Anyway, this discussion makes no sense.
True

NG is in the gutter
A severe overstatement. The fact it doesn't have a single OP archetype doesn't make it underpowered relative to other factions in general. It merely doesn't have an OP archetype to challenge a few overtuned and overspammed decks (except it kinda does, but people make up all kinds of excuses to prove Assimilate isn't competitive). If NG still underperforms when the current top dogs are nerfed into oblivion as per CDPR custom, this statement might become true.

it seems devs want it to stay there
Definitely not.
They're careful, true, and if you stop denying the obvious you'll see why.
I suspect the way you see it right now is that CDPR nerfed the easy uncapped removal spam because a bunch of rank 25 noobs complained at reddit. Which wasn't what happened. Nearly damn everyone hated it, not just noobs. Heck, several pro-rank youtube personalities expressed their disgust openly (some still do, occasionally).

Even trying to defend Ball typically boiled down to grasping at technicalities, pointing fingers, making nonsense comparisons, poorly-disguised suggestions to git good and interpreting winrates as the direct proofs of power/lack thereof utterly ignoring the meta-context.

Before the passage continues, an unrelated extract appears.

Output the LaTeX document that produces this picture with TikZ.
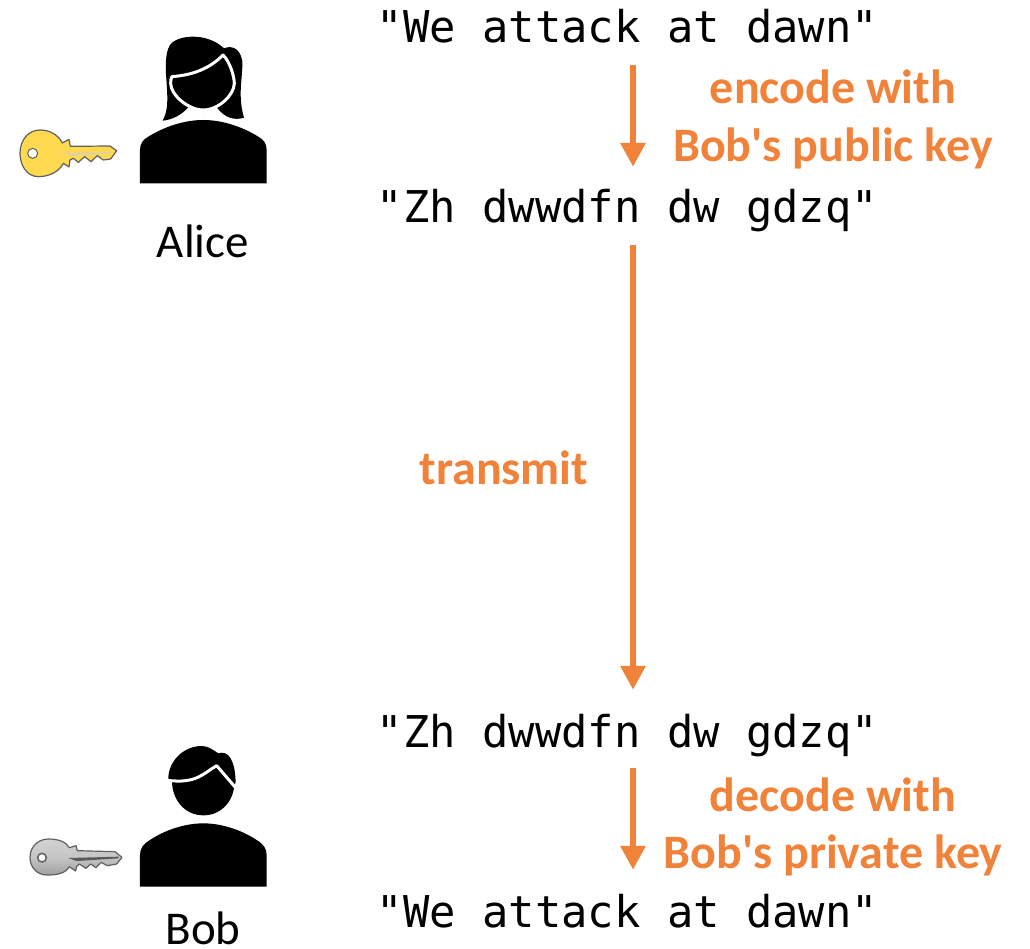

Or don't know how to get it out
Except they're trying. Please keep in mind that WotW meta is going to be a very different place after all the nerfs and changes. You can't possibly infer how well or poorly NG will fare just by looking at the new cards - in part, because their full interactive effect isn't immediately clear, and in part because yes, we'll also probably receive some nerfs and changes with the patch, which muddles things even more.
 

ya1

Forum regular
No discussion between two opposing points of view is possible when one side refuses to look at the only objective data available. And that is stats - however imperfect they are. How a person or an unspecified group of people feel about something is not objective.